Барды | страница 124



Живописцы, окуните ваши кисти
в суету дворов арбатских и в зарю,
чтобы были ваши кисти словно листья.
Словно листья,
словно листья к ноябрю.

«К ноябрю» — тайно-праздничный знак времени, опознавательное клеймо меченых мальчиков Державы. Праздник плывет по серому асфальту. Мостовая качается, не может очнуться. Непонятно, как это все слито, как сращено в стихе: плывущая заревая легенда и суета. Они ж чужие, чужие! У них координаты не сходятся! Их судьба разведет!

Он это и чует, певец Арбата, на это и отвечает:

Вы, как судьи, нарисуйте наши судьбы,
наше лето, нашу зиму и весну…
Ничего, что мы — чужие.
Вы рисуйте!
Я потом, что непонятно, объясню.

Последняя строка и есть тот «мазок гения», который отсылает всю картину в запредельность. Последняя строка вдруг открывает тебе то, что все время смутно брезжит в картине.

Необъяснимо счастье обреченного поколения. Необъяснимо прекрасен этот страшный мир. Вам непонятно?

Так это и должно быть непонятно.

СОЛЬ реки, даль горы

Нестроен, неясен, странен до призрачности у Булата привычный обыденный мир, а мир сказочный, напротив, строен и ясен до прозрачности. Условность задается с первой строки: «Мой конь притомился, стоптались мои башмаки». То есть: в некотором царстве, в некотором государстве… Все обернуто: река — не синяя, а красная, а гора — наоборот: синяя. Свет во тьме должен светить, а — не светит.

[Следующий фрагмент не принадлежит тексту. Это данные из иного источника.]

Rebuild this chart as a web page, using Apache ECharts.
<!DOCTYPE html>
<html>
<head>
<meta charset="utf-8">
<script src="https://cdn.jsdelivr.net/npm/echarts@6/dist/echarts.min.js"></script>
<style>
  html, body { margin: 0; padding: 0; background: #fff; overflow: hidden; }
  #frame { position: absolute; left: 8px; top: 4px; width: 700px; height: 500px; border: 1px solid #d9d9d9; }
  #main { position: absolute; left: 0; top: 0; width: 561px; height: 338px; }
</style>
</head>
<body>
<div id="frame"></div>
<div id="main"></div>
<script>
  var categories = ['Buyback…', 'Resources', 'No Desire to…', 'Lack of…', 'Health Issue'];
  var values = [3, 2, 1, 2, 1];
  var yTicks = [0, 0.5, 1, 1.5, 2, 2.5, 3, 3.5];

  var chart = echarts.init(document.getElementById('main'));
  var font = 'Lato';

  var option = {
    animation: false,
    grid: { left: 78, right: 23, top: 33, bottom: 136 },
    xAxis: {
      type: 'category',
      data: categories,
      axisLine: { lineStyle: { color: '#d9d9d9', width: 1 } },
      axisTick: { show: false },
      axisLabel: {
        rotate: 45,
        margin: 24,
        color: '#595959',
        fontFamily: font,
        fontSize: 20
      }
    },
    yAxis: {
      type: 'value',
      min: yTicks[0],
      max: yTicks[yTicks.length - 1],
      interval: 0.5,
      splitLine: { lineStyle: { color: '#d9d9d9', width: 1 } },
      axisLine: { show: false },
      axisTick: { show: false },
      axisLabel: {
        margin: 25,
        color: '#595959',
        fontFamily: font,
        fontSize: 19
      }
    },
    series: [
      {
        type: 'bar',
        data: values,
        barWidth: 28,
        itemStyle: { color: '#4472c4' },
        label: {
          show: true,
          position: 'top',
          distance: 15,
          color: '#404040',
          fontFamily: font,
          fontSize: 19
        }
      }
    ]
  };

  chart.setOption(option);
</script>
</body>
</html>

Фонарщик был должен зажечь,
да, наверное, спит…

Что за фонарщик?! Это ж из другой оперы! Тут — небо, подпертое плечом богатыря. Какой фонарщик? Ах, да: чтобы краски нездешние смешались получше. Чтобы север наложился на юг и запад на восток. Андерсен — на Реку-Гору. Потому что и то и другое равно невообразимо на Арбате.

Невообразимо — но как расчерчено! Сужаются круги, сходятся пути, с разных концов сбегаются в перспективе линии. Едет богатырь, света нет, дороги нет… все равно едет. Что ж, неужто и Цели нет?

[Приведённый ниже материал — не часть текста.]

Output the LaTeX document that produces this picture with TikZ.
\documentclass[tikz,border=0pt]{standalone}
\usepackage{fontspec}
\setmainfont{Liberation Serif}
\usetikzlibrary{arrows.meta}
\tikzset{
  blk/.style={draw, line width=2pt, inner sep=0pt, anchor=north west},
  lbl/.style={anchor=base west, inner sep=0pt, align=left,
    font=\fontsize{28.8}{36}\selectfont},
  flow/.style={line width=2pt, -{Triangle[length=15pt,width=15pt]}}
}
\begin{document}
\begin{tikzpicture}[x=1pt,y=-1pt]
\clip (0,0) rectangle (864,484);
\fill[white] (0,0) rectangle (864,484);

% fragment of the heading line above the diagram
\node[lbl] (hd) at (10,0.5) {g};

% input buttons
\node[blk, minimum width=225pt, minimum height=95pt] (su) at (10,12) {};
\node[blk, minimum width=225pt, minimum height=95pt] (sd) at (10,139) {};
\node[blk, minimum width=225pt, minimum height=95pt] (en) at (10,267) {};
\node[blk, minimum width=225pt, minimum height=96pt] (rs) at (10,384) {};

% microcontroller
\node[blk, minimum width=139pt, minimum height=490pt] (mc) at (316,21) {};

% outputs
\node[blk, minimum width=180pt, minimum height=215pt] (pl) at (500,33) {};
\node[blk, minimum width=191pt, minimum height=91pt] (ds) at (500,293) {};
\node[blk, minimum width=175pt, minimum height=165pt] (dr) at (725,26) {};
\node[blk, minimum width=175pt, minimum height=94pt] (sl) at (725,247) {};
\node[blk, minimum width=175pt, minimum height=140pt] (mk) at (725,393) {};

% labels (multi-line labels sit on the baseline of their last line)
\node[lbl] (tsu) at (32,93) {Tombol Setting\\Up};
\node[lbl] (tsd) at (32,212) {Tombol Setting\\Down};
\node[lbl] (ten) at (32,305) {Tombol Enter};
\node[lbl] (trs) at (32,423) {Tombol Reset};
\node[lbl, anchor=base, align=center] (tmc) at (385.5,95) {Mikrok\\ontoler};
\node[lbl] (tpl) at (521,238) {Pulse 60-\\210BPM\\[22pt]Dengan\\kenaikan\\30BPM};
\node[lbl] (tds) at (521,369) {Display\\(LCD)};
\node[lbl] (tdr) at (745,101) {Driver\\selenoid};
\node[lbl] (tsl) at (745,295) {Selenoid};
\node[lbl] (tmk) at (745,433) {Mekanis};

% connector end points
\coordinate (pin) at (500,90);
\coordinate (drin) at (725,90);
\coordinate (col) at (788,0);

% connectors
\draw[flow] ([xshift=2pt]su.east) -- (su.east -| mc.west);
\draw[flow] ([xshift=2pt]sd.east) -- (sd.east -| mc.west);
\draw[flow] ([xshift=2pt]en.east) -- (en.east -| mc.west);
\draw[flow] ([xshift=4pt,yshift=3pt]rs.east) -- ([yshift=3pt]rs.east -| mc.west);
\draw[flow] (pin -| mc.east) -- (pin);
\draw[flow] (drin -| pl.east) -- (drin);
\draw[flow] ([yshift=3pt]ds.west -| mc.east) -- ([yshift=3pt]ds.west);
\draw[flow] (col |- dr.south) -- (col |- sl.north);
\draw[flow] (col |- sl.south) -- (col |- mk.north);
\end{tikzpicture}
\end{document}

— Ты что потерял, моя радость? —
кричу я ему.
И он отвечает:
— Ах, если б я знал это сам…

Вот оно, колдовство. Катарсис. Обрыв в очистительное незнание.

Любой пошлости: громогласной, тихой, государственной, домашней — неизменно мягкое «нет».

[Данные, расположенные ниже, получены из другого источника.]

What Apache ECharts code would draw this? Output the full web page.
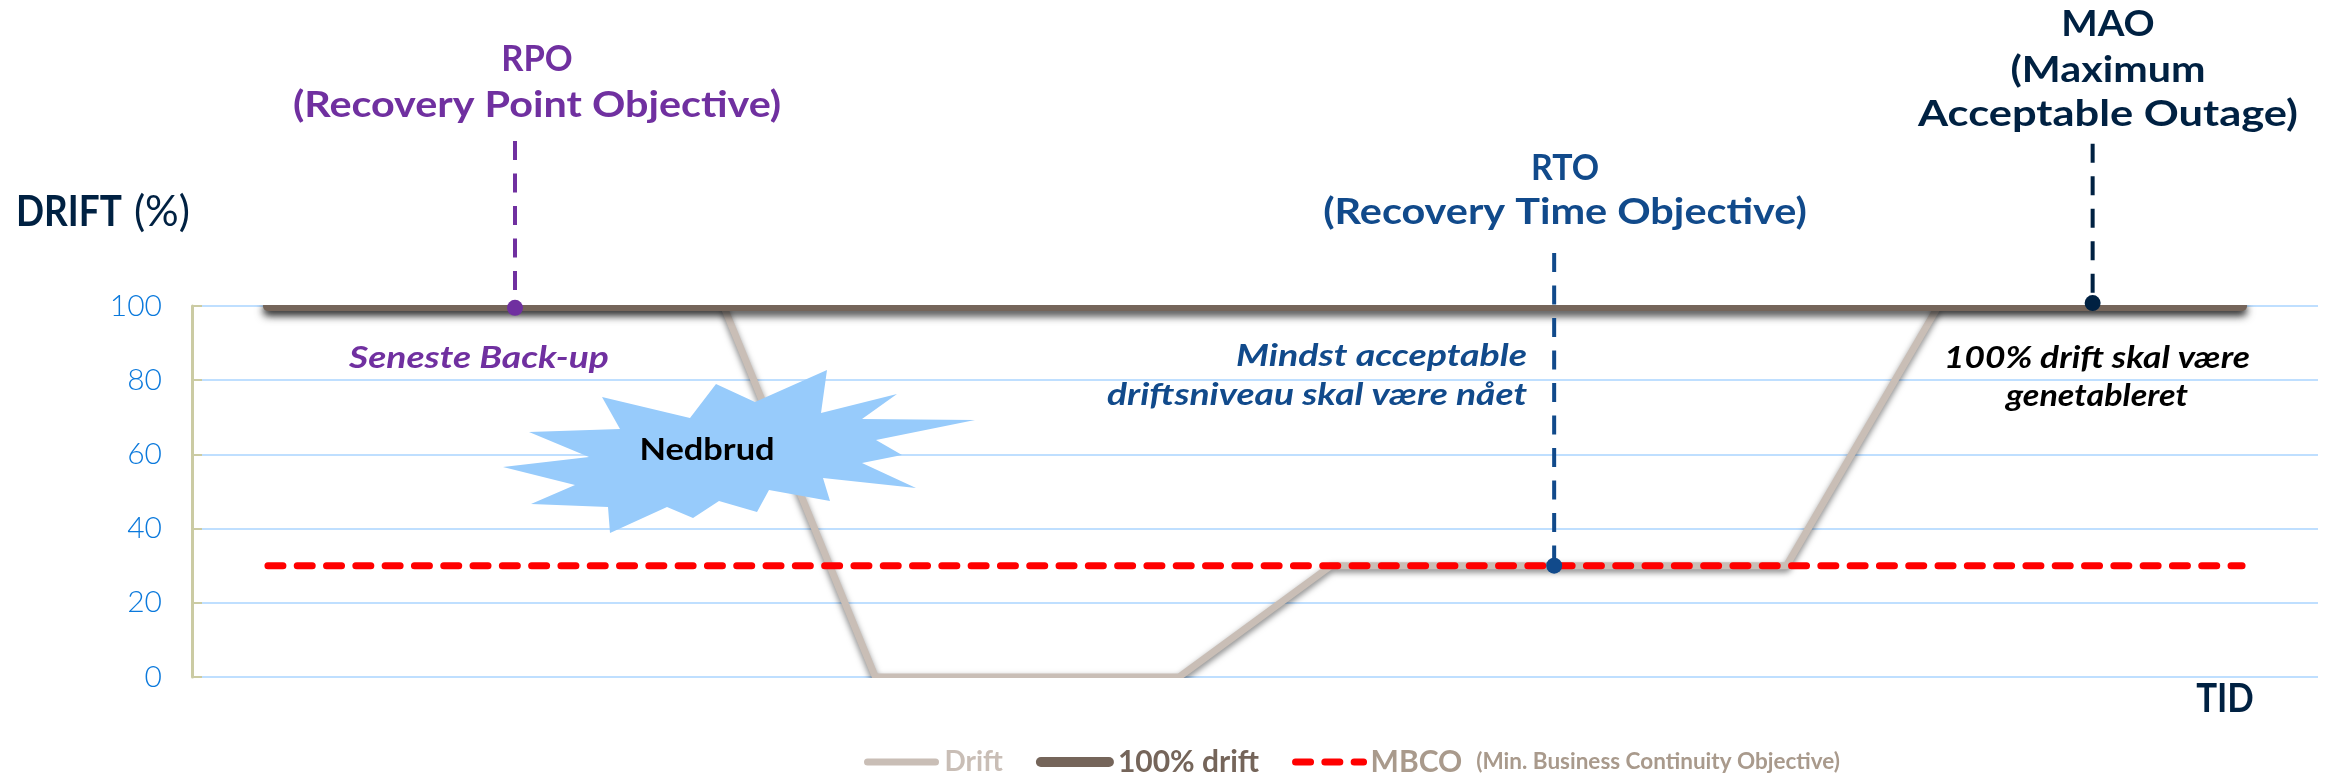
<!DOCTYPE html>
<html>
<head>
<meta charset="utf-8">
<style>html,body{margin:0;padding:0;background:#fff}#c{width:2325px;height:777px}</style>
<script src="https://cdn.jsdelivr.net/npm/echarts@6/dist/echarts.min.js"></script>
</head>
<body>
<div id="c"></div>
<script>
// Time steps along the horizontal axis (no units, only the shape of the outage matters)
const timeSteps = ['t1','t2','t3','t4','t5','t6','t7','t8','t9','t10','t11','t12','t13','t14'];
const driftValues = [100,100,100,100,0,0,0,30,30,30,30,100,100,100];
const fullDriftValues = [100,100,100,100,100,100,100,100,100,100,100,100,100,100];
const mbcoValues = [30,30,30,30,30,30,30,30,30,30,30,30,30,30];
const yTicks = [0,20,40,60,80,100];

// Objective markers: position in time-step units, level reached, top of the leader
const rpoMarker = {name:'RPO', x:2.127, level:99.5, top:144.5, color:'#7030A0'};
const rtoMarker = {name:'RTO', x:8.97,  level:30,  top:114.3, color:'#114A8B'};
const maoMarker = {name:'MAO', x:12.516,level:100.8,top:143.7, color:'#002142'};
const markers = [rpoMarker, rtoMarker, maoMarker];

const FONT = 'Lato';
const NAVY = '#002142', PURPLE = '#7030A0', BLUE = '#114A8B';

// Free-standing captions: text, x, y, size, weight, style, colour, align, horizontal stretch
const captions = [
  ['RPO',537,59,36,'bold','normal',PURPLE,'center',0.96],
  ['(Recovery Point Objective)',537,105,36,'bold','normal',PURPLE,'center',1.148],
  ['RTO',1565,168,36,'bold','normal',BLUE,'center',0.94],
  ['(Recovery Time Objective)',1565,212,36,'bold','normal',BLUE,'center',1.15],
  ['MAO',2108,24,36,'bold','normal',NAVY,'center',1.07],
  ['(Maximum',2108,70,36,'bold','normal',NAVY,'center',1.145],
  ['Acceptable Outage)',2108,114,36,'bold','normal',NAVY,'center',1.207],
  ['DRIFT',16,212,42,'bold','normal',NAVY,'left',0.88],
  ['(%)',190,212,42,'normal','normal',NAVY,'right',1],
  ['Seneste Back-up',479,358,31,'bold','italic',PURPLE,'center',1.2],
  ['Mindst acceptable',1527,356,31,'bold','italic',BLUE,'right',1.21],
  ['driftsniveau skal være nået',1527,395,31,'bold','italic',BLUE,'right',1.2],
  ['100% drift skal være',2097,358,31,'bold','italic','#000','center',1.14],
  ['genetableret',2097,396,31,'bold','italic','#000','center',1.1],
  ['TID',2225,699,41,'bold','normal',NAVY,'center',0.85],
  ['Nedbrud',707,450,31,'bold','normal','#000','center',1.11]
];

// Outline of the outage burst
const burstOutline = [[602,397],[690,418],[716,384],[755,402],[827,370],[821,413],[897,394],[862,419],
  [975,420],[876,440],[902,455],[862,463],[916,488],[823,478],[830,501],[769,490],[757,512],[719,501],
  [693,518],[667,507],[610,533],[608,507],[531,504],[575,485],[503,467],[589,457],[529,432],[620,429]];

const chart = echarts.init(document.getElementById('c'), null, {renderer:'canvas'});

const leaderSeries = markers.map(m => ({
  type:'line', name:m.name+' leader', xAxisIndex:1, yAxisIndex:0, z:6, clip:false, symbol:'none',
  silent:true, animation:false,
  data:[[m.x,m.top],[m.x,m.level]],
  lineStyle:{color:m.color,width:4,type:[19,13.5],cap:'butt'}
}));
const dotSeries = markers.map(m => ({
  type:'scatter', name:m.name+' point', xAxisIndex:1, yAxisIndex:0, z:7, clip:false, symbolSize:16,
  silent:true, animation:false,
  data:[[m.x,m.level]], itemStyle:{color:m.color,opacity:1}
}));

chart.setOption({
  backgroundColor:'#fff',
  animation:false,
  grid:{left:192,right:7,top:306,bottom:100,containLabel:false},
  xAxis:[
    {type:'category',data:timeSteps,boundaryGap:true,axisLine:{show:false},axisTick:{show:false},axisLabel:{show:false},splitLine:{show:false}},
    {type:'value',min:0,max:14,show:false,splitLine:{show:false}}
  ],
  yAxis:{
    type:'value',min:0,max:100,interval:yTicks[1]-yTicks[0],
    axisLine:{show:true,lineStyle:{color:'#CBCBA3',width:3}},
    axisTick:{show:true,inside:true,length:10,lineStyle:{color:'#CBCBA3',width:2}},
    axisLabel:{color:'#0B79DC',fontFamily:FONT,fontSize:30,fontWeight:300,margin:30},
    splitLine:{show:true,lineStyle:{color:'#BFDFFF',width:2}}
  },
  legend:{
    left:864,top:747,padding:0,itemWidth:68,itemHeight:8,itemGap:33,
    data:[
      {name:'Drift',textStyle:{color:'#C9BEB6',fontSize:28,padding:[0,0,0,4]}},
      {name:'100% drift',textStyle:{color:'#75655A',padding:[0,6,0,4]}},
      {name:'MBCO',textStyle:{color:'#A99A8C',padding:[0,0,0,2]}}
    ],
    itemStyle:{opacity:0},
    lineStyle:{width:'inherit',shadowBlur:0,shadowOffsetY:0,shadowColor:'transparent'},
    textStyle:{fontFamily:FONT,fontSize:30,fontWeight:'bold',
      rich:{main:{fontFamily:FONT,fontSize:30,fontWeight:'bold',color:'#A99A8C'},
            note:{fontFamily:FONT,fontSize:22.5,fontWeight:'bold',color:'#A99A8C',padding:[0,0,0,14]}}},
    formatter:n => n==='MBCO' ? '{main|MBCO}{note|(Min. Business Continuity Objective)}' : n
  },
  series:[
    {type:'line',name:'Drift',data:driftValues,z:2,symbol:'none',
      lineStyle:{color:'#C9BEB6',width:7,cap:'round',join:'round',shadowColor:'rgba(0,0,0,0.5)',shadowBlur:6,shadowOffsetY:3}},
    {type:'line',name:'100% drift',data:fullDriftValues,z:2.2,symbol:'none',
      lineStyle:{color:'#75655A',width:10,cap:'round',join:'round',shadowColor:'rgba(0,0,0,0.75)',shadowBlur:8,shadowOffsetY:5}},
    {type:'line',name:'MBCO',data:mbcoValues,z:5,symbol:'none',
      lineStyle:{color:'#FF0000',width:7,type:[15,14.3],cap:'round'}},
    ...leaderSeries,
    ...dotSeries
  ],
  graphic:[
    // The plot area cuts the heavy lines off at its top and bottom edges
    {type:'rect',z:3,silent:true,shape:{x:240,y:285,width:2040,height:20},style:{fill:'#fff'}},
    {type:'rect',z:3,silent:true,shape:{x:850,y:678,width:360,height:14},style:{fill:'#fff'}},
    {type:'polygon',z:4,silent:true,shape:{points:burstOutline},style:{fill:'#97CBFB'}},
    ...captions.map(([text,x,y,size,weight,style,fill,align,stretch]) => ({
      type:'text',z:8,silent:true,x,y,scaleX:stretch,
      style:{text,font:`${style} ${weight} ${size}px ${FONT}`,fill,textAlign:align,textVerticalAlign:'middle'}
    }))
  ]
});
</script>
</body>
</html>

За всеми этими «нет» должно быть то, что «есть».

А оно неизречимо.

ЛЯмка счастливца
Неизречимо то, чего «нет».
Пока Земля еще вертится,
пока еще ярок свет,
господи, дай же ты каждому,
чего у него нет…

То, что весь этот мир — «пока», что сроки сочтены и свет недолог, — это из судьбы понятно, из судьбы поколения смертников.